• [DATA]:
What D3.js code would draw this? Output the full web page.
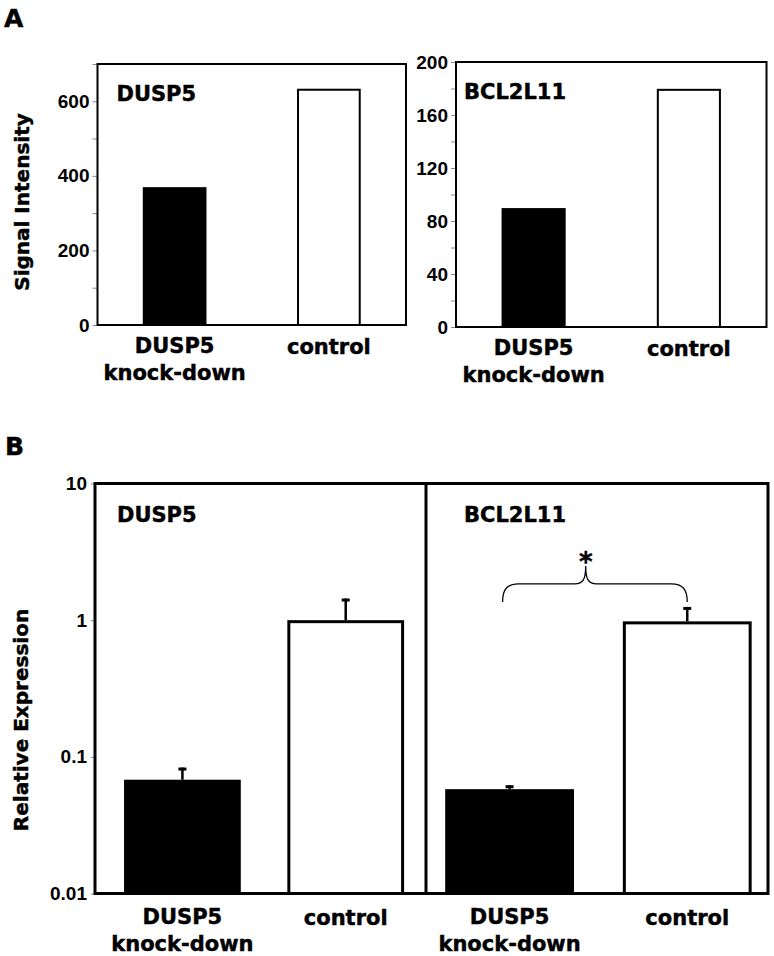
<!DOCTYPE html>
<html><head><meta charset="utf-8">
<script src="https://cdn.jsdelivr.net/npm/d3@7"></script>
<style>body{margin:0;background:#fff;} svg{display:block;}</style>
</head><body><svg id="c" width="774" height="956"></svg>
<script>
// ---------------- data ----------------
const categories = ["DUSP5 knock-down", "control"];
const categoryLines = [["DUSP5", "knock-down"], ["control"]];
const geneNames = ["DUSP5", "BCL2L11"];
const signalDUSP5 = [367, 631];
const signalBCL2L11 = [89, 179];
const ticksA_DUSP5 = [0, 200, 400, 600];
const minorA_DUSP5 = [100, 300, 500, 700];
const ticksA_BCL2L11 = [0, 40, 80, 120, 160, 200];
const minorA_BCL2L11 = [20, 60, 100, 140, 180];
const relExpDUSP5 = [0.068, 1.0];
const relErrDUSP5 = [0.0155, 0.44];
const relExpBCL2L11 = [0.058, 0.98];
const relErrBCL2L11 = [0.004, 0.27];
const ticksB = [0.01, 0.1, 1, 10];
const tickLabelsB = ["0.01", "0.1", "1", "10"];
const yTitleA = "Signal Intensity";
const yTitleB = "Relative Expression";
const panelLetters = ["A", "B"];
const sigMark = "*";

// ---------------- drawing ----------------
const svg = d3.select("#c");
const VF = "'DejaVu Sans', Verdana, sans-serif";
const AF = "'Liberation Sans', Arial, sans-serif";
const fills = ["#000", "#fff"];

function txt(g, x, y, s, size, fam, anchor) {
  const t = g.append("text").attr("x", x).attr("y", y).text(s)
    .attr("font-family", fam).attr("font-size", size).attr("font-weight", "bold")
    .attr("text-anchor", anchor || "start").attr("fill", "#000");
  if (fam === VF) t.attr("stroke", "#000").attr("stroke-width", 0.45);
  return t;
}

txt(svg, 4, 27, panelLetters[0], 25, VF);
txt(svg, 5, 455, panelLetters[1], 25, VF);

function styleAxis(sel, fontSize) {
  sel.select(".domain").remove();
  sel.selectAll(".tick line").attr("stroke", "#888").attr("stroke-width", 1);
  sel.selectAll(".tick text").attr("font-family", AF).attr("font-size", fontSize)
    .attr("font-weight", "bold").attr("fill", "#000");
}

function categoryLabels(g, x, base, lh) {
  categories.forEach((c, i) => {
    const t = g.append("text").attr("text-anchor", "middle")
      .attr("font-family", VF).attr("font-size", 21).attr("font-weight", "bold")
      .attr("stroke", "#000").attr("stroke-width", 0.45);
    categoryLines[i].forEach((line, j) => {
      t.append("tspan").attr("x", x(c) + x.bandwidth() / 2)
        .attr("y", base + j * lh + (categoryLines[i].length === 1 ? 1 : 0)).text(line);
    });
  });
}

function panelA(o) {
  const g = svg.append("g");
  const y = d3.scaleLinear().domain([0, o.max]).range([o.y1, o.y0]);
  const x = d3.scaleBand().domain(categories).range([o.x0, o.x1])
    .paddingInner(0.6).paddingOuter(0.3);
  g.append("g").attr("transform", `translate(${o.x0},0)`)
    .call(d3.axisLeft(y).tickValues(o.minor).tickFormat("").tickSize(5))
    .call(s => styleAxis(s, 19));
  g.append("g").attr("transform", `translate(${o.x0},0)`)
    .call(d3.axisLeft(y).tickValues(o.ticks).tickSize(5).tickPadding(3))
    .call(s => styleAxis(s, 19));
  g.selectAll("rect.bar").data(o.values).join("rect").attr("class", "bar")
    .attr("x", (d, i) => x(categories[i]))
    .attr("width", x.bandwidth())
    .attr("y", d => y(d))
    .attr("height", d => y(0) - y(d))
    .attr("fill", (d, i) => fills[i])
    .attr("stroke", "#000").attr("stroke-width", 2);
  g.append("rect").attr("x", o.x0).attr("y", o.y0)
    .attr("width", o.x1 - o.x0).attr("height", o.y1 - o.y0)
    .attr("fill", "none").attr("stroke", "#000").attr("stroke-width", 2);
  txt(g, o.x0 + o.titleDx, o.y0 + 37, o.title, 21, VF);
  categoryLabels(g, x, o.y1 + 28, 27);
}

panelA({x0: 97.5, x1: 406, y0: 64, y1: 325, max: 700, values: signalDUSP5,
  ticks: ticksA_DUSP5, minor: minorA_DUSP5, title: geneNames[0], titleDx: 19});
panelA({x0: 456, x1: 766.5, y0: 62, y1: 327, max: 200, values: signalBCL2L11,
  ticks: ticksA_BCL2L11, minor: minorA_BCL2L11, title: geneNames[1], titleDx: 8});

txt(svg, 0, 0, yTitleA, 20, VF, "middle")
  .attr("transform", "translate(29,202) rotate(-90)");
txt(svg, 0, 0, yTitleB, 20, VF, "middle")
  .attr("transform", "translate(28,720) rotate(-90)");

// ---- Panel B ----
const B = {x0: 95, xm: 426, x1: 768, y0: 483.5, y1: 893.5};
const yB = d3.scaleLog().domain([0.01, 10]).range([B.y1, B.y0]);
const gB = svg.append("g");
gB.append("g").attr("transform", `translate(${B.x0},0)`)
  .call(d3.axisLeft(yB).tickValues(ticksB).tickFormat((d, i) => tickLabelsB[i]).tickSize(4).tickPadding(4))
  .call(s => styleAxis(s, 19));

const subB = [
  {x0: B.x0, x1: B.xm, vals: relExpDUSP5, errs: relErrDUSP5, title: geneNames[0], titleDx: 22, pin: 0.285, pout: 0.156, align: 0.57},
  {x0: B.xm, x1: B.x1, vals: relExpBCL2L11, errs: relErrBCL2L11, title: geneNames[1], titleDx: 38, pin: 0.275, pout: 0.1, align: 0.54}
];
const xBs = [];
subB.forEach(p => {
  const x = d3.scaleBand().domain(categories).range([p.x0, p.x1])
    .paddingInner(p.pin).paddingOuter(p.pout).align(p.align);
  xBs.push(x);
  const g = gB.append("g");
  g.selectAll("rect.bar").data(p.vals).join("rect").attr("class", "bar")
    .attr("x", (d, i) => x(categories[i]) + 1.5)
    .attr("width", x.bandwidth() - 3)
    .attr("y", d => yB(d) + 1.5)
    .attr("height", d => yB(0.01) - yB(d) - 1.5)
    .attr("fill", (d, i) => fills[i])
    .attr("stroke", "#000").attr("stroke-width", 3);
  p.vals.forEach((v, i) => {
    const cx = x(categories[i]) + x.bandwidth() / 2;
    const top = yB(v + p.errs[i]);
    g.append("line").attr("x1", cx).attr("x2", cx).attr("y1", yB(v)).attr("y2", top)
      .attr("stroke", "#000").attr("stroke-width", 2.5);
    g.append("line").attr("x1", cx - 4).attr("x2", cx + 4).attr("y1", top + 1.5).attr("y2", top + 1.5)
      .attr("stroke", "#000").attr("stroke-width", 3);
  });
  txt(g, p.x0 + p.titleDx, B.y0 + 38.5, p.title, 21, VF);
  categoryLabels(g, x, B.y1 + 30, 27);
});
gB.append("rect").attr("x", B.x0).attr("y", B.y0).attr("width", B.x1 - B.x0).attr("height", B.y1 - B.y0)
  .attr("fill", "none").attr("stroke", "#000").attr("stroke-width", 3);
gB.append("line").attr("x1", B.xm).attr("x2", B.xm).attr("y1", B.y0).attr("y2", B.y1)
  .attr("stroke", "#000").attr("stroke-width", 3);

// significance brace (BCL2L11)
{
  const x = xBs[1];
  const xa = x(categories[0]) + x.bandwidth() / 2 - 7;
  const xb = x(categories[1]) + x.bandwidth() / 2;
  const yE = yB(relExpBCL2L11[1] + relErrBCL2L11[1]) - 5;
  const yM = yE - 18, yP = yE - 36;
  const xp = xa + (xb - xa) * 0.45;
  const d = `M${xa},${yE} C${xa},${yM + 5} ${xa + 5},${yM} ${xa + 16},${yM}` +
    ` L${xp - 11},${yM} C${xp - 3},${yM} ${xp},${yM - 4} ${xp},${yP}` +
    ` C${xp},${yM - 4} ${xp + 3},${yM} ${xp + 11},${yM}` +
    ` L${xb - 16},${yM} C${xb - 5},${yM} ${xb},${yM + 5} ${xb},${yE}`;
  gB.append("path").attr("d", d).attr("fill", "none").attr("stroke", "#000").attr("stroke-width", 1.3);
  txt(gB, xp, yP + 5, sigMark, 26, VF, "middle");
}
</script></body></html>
* * *
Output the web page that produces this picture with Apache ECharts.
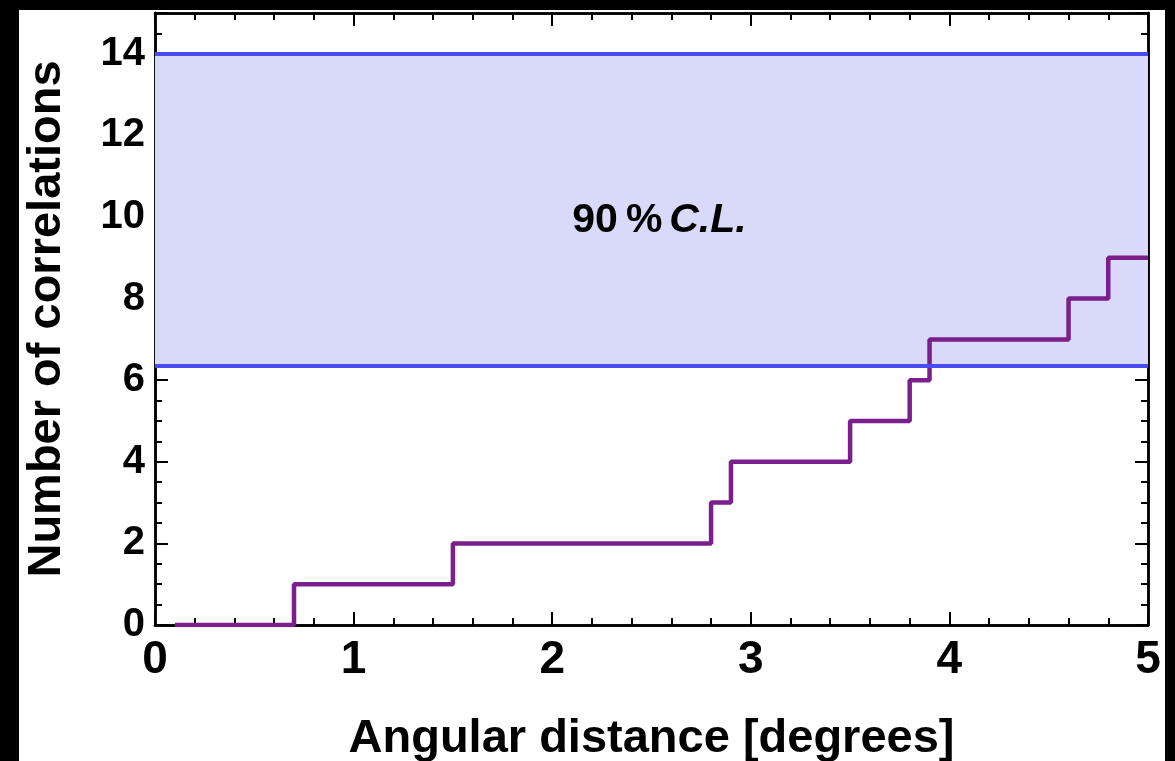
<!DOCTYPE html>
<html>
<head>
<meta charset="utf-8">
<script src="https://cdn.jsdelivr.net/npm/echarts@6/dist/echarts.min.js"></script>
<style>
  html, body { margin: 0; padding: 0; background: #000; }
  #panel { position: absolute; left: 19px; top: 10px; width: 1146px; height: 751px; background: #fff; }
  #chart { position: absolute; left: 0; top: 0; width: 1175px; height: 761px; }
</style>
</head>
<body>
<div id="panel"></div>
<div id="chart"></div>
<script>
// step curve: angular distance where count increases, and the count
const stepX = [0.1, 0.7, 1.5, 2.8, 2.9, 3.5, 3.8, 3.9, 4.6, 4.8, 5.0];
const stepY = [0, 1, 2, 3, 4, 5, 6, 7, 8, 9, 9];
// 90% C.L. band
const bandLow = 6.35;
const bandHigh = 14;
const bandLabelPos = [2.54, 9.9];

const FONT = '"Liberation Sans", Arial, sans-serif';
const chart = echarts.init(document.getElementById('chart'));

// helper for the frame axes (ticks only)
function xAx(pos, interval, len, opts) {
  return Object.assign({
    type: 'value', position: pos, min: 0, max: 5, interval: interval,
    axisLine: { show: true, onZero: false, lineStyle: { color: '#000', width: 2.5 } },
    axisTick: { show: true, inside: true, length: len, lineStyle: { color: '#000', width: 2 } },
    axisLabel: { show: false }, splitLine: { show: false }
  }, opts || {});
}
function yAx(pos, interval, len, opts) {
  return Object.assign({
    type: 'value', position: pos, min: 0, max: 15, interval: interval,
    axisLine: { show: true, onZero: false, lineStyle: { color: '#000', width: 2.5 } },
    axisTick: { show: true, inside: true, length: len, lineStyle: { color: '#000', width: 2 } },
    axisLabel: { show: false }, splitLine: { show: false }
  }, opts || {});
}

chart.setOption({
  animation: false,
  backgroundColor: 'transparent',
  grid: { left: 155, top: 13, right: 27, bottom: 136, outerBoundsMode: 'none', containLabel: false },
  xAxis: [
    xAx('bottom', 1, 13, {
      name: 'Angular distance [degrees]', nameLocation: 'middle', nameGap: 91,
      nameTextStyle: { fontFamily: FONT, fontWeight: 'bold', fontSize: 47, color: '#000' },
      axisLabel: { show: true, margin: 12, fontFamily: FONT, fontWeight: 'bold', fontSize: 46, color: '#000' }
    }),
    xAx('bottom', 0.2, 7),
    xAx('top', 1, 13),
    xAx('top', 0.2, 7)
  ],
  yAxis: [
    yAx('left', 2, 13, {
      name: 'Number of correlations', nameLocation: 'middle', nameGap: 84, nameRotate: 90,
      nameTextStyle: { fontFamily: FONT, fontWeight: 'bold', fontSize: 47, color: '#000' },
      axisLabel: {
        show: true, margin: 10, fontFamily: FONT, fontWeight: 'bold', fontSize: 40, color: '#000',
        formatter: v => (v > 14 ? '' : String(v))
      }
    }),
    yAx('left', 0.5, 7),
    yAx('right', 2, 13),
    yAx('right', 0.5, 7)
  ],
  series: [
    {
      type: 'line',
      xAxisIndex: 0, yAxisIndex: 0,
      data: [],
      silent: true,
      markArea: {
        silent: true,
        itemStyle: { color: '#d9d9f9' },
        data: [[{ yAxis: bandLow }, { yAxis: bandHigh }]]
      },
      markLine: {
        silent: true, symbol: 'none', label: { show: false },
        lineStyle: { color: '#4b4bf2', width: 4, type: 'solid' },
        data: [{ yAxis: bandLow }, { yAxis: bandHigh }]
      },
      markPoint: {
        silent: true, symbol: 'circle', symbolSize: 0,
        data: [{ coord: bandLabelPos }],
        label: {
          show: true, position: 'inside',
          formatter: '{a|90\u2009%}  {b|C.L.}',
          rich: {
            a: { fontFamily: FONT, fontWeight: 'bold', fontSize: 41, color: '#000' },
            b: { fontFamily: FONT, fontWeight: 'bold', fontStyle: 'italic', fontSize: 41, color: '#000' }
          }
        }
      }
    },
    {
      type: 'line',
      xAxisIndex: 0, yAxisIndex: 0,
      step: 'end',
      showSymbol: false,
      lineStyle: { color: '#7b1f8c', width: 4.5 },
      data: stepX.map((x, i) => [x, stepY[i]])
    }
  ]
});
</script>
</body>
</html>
---
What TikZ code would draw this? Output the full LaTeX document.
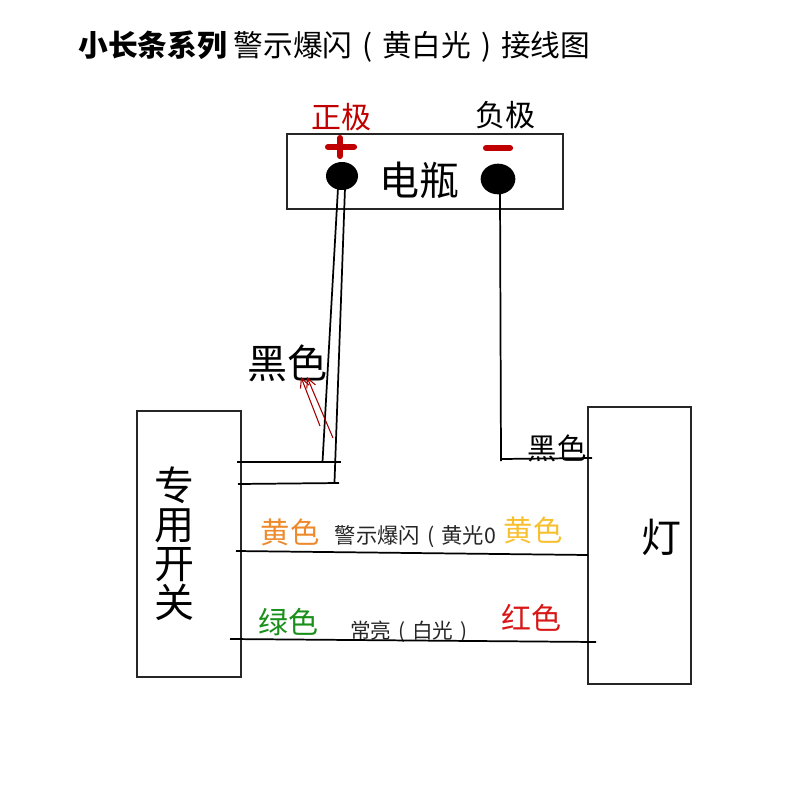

• [EXERCISE]: Reproduce each line holding the word "code".

• [WRITTEN SOLUTION]:
What D3.js code would draw this? Output the full web page.
What TikZ code would draw this? Output the full LaTeX document.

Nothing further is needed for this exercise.